Retype the data below without altering anything.

-- start --

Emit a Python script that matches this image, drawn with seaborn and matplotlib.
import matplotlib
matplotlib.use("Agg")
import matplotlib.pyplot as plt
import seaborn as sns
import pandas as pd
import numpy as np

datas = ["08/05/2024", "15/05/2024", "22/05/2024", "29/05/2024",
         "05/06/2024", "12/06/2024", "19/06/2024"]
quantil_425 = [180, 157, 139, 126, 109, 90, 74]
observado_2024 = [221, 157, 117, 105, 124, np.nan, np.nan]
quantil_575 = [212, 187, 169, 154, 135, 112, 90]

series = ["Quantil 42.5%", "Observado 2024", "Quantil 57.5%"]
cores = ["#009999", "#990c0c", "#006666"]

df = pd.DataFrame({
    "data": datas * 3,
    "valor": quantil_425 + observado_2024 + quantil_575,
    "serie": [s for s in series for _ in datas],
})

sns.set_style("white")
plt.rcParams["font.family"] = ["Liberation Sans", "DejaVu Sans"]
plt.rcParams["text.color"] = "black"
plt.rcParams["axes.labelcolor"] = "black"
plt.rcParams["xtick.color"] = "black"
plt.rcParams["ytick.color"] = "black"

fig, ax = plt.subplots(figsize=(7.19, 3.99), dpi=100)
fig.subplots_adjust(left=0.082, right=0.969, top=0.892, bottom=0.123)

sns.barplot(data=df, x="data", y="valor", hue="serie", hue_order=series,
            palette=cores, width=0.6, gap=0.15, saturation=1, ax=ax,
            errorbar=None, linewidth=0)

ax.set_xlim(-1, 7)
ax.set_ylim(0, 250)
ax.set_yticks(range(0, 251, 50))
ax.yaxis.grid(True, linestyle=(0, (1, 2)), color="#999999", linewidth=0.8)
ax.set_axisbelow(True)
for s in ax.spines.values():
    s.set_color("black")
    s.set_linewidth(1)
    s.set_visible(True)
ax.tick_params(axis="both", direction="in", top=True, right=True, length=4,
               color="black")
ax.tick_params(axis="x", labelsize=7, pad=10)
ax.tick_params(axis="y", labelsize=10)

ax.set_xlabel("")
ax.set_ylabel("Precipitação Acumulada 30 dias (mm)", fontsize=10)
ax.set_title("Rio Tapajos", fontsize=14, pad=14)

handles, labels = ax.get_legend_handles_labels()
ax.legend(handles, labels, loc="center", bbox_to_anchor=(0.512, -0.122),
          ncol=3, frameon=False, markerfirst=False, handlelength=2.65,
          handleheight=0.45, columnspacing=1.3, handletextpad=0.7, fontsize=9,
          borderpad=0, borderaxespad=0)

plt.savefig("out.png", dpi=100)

-- end --

*Result*.
Emit a Python script that matches this image, drawn with seaborn and matplotlib.
import matplotlib
matplotlib.use("Agg")
import matplotlib.pyplot as plt
import seaborn as sns
import pandas as pd
import numpy as np

datas = ["08/05/2024", "15/05/2024", "22/05/2024", "29/05/2024",
         "05/06/2024", "12/06/2024", "19/06/2024"]
quantil_425 = [180, 157, 139, 126, 109, 90, 74]
observado_2024 = [221, 157, 117, 105, 124, np.nan, np.nan]
quantil_575 = [212, 187, 169, 154, 135, 112, 90]

series = ["Quantil 42.5%", "Observado 2024", "Quantil 57.5%"]
cores = ["#009999", "#990c0c", "#006666"]

df = pd.DataFrame({
    "data": datas * 3,
    "valor": quantil_425 + observado_2024 + quantil_575,
    "serie": [s for s in series for _ in datas],
})

sns.set_style("white")
plt.rcParams["font.family"] = ["Liberation Sans", "DejaVu Sans"]
plt.rcParams["text.color"] = "black"
plt.rcParams["axes.labelcolor"] = "black"
plt.rcParams["xtick.color"] = "black"
plt.rcParams["ytick.color"] = "black"

fig, ax = plt.subplots(figsize=(7.19, 3.99), dpi=100)
fig.subplots_adjust(left=0.082, right=0.969, top=0.892, bottom=0.123)

sns.barplot(data=df, x="data", y="valor", hue="serie", hue_order=series,
            palette=cores, width=0.6, gap=0.15, saturation=1, ax=ax,
            errorbar=None, linewidth=0)

ax.set_xlim(-1, 7)
ax.set_ylim(0, 250)
ax.set_yticks(range(0, 251, 50))
ax.yaxis.grid(True, linestyle=(0, (1, 2)), color="#999999", linewidth=0.8)
ax.set_axisbelow(True)
for s in ax.spines.values():
    s.set_color("black")
    s.set_linewidth(1)
    s.set_visible(True)
ax.tick_params(axis="both", direction="in", top=True, right=True, length=4,
               color="black")
ax.tick_params(axis="x", labelsize=7, pad=10)
ax.tick_params(axis="y", labelsize=10)

ax.set_xlabel("")
ax.set_ylabel("Precipitação Acumulada 30 dias (mm)", fontsize=10)
ax.set_title("Rio Tapajos", fontsize=14, pad=14)

handles, labels = ax.get_legend_handles_labels()
ax.legend(handles, labels, loc="center", bbox_to_anchor=(0.512, -0.122),
          ncol=3, frameon=False, markerfirst=False, handlelength=2.65,
          handleheight=0.45, columnspacing=1.3, handletextpad=0.7, fontsize=9,
          borderpad=0, borderaxespad=0)

plt.savefig("out.png", dpi=100)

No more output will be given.